In Kenya, Ruto alleged that the youth-led protests had been commandeered by criminals aiming to destabilise the country through indiscriminate attacks on key government institutions.

Both leaders attempted to calm tempers. In Dhaka, Hasina, in a televised speech, promised to accelerate the legal process for reforming the quota system in government jobs and urged the student protesters to return home.
Ruto adopted a more rigid stance, pledging a “full, effective, and swift response” to what he labeled as “treasonous activities”.

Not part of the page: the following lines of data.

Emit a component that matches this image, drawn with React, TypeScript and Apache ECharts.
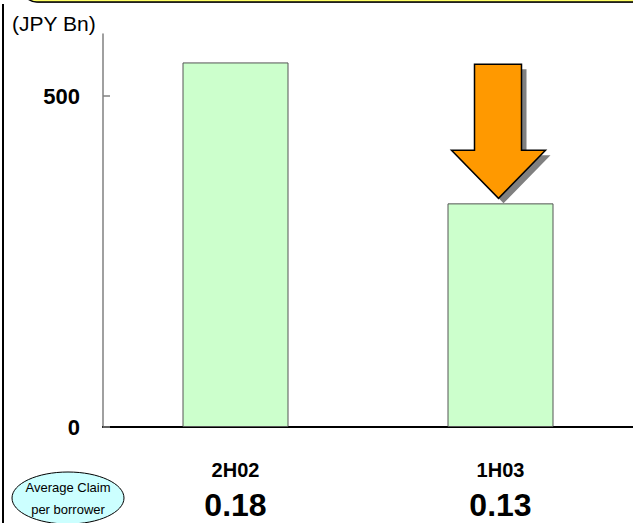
import React, { useEffect, useRef } from "react";
import * as echarts from "echarts";

// Total claims by half-year (JPY Bn)
const categories = ["2H02", "1H03"];
const claimValues = [551, 338];
// Average claim per borrower, shown under each period
const avgClaim = ["0.18", "0.13"];
const yTickValues = [0, 500];
const yMax = 594;

const SANS = "'Liberation Sans', Arial, sans-serif";

export default function App() {
  const ref = useRef<HTMLDivElement>(null);

  useEffect(() => {
    if (!ref.current) return;
    const chart = echarts.init(ref.current, null, { renderer: "svg" });

    chart.setOption({
      animation: false,
      backgroundColor: "#ffffff",
      grid: { left: 103, right: 0, top: 34, bottom: 96 },
      xAxis: {
        type: "category",
        data: categories,
        axisLine: { lineStyle: { color: "#000000", width: 2 } },
        axisTick: {
          inside: true,
          length: 9,
          lineStyle: { color: "#808080", width: 1.5 },
        },
        axisLabel: {
          margin: 28,
          formatter: (v: string, i: number) => `{cat|${v}}\n{val|${avgClaim[i]}}`,
          rich: {
            cat: {
              fontFamily: SANS,
              fontWeight: "bold",
              fontSize: 20,
              lineHeight: 30,
              color: "#000",
            },
            val: {
              fontFamily: SANS,
              fontWeight: "bold",
              fontSize: 32,
              lineHeight: 40,
              color: "#000",
            },
          },
        },
      },
      yAxis: {
        type: "value",
        min: 0,
        max: yMax,
        splitLine: { show: false },
        axisLine: { show: true, lineStyle: { color: "#808080", width: 1.5 } },
        axisTick: {
          show: true,
          inside: true,
          length: 7,
          customValues: yTickValues,
          lineStyle: { color: "#808080", width: 1.5 },
        },
        axisLabel: {
          margin: 23,
          customValues: yTickValues,
          fontFamily: SANS,
          fontWeight: "bold",
          fontSize: 22,
          color: "#000",
        },
      },
      series: [
        {
          type: "bar",
          data: claimValues,
          barWidth: 106,
          itemStyle: {
            color: "#ccffcc",
            borderColor: "#555555",
            borderWidth: 1,
          },
        },
      ],
    });

    // Down arrow sitting just above the 1H03 bar
    const [cx, barTop] = chart.convertToPixel({ seriesIndex: 0 }, [1, claimValues[1]]) as number[];
    const tipX = cx - 2;
    const tipY = barTop - 5;
    const arrowPts = (dx: number, dy: number) =>
      [
        [tipX - 24, tipY - 134],
        [tipX + 23, tipY - 134],
        [tipX + 23, tipY - 48],
        [tipX + 47, tipY - 48],
        [tipX, tipY],
        [tipX - 47, tipY - 48],
        [tipX - 24, tipY - 48],
      ].map(([x, y]) => [x + dx, y + dy]);

    chart.setOption({
      graphic: [
        // header banner edge
        {
          type: "rect",
          shape: { x: 24, y: -40, width: 640, height: 43, r: 15 },
          style: { fill: "#808080" },
          z: 10,
        },
        {
          type: "rect",
          shape: { x: 22, y: -41, width: 640, height: 43, r: 15 },
          style: { fill: "#ffff66", stroke: "#000000", lineWidth: 1.5 },
          z: 11,
        },
        // left frame line
        {
          type: "line",
          shape: { x1: 3, y1: 4, x2: 3, y2: 523 },
          style: { stroke: "#000000", lineWidth: 2 },
          z: 10,
        },
        // unit label
        {
          type: "text",
          x: 12,
          y: 23,
          style: {
            text: "(JPY Bn)",
            fontFamily: SANS,
            fontSize: 21,
            fill: "#000",
            verticalAlign: "middle",
          },
          z: 10,
        },
        // arrow shadow and arrow
        {
          type: "polygon",
          shape: { points: arrowPts(5, 5) },
          style: { fill: "#808080" },
          z: 20,
        },
        {
          type: "polygon",
          shape: { points: arrowPts(0, 0) },
          style: { fill: "#ff9900", stroke: "#000000", lineWidth: 1.5 },
          z: 21,
        },
        // "Average Claim per borrower" bubble
        {
          type: "ellipse",
          shape: { cx: 68, cy: 498, rx: 56, ry: 26 },
          style: { fill: "#ccffff", stroke: "#000000", lineWidth: 1 },
          z: 10,
        },
        {
          type: "text",
          x: 68,
          y: 487,
          style: {
            text: "Average Claim",
            fontFamily: SANS,
            fontSize: 13,
            fill: "#000",
            align: "center",
            verticalAlign: "middle",
          },
          z: 11,
        },
        {
          type: "text",
          x: 68,
          y: 509,
          style: {
            text: "per borrower",
            fontFamily: SANS,
            fontSize: 13,
            fill: "#000",
            align: "center",
            verticalAlign: "middle",
          },
          z: 11,
        },
      ],
    });

    return () => chart.dispose();
  }, []);

  return (
    <div
      ref={ref}
      style={{ position: "fixed", left: 0, top: 0, width: 633, height: 523 }}
    />
  );
}
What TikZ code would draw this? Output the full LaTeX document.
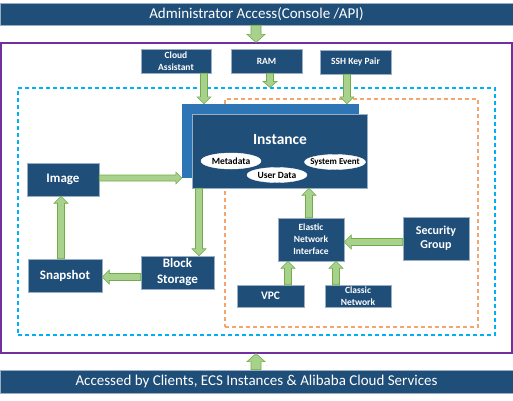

Eventually, both governments conceded to the original demands that had sparked the protests. In Bangladesh, the government issued a circular reducing the quota in jobs from 56% to 7% after the appellate division of the Supreme Court on July 21 nullified the High Court order reinstating the quota system for government jobs.
In Kenya, Ruto capitulated, declaring that he would not approve the contentious finance bill.

The old and the new
There are notable differences however. Kenyan President Ruto has been in power for the past two years, and the 2022 election that brought him to office is regarded as one of the most “fair elections” in Kenya’s history since its independence in 1963.

Sheikh Hasina, however, has been in power since 2009, with the last three elections – 2014, 2018, and 2024 – each acquiring distinct labels among the Bangladeshis: “Boycotted election”, “Midnight election”, and “Dummy election.” Despite these differing labels, they share a common characteristic in that none are considered “free and fair” by neutral observers.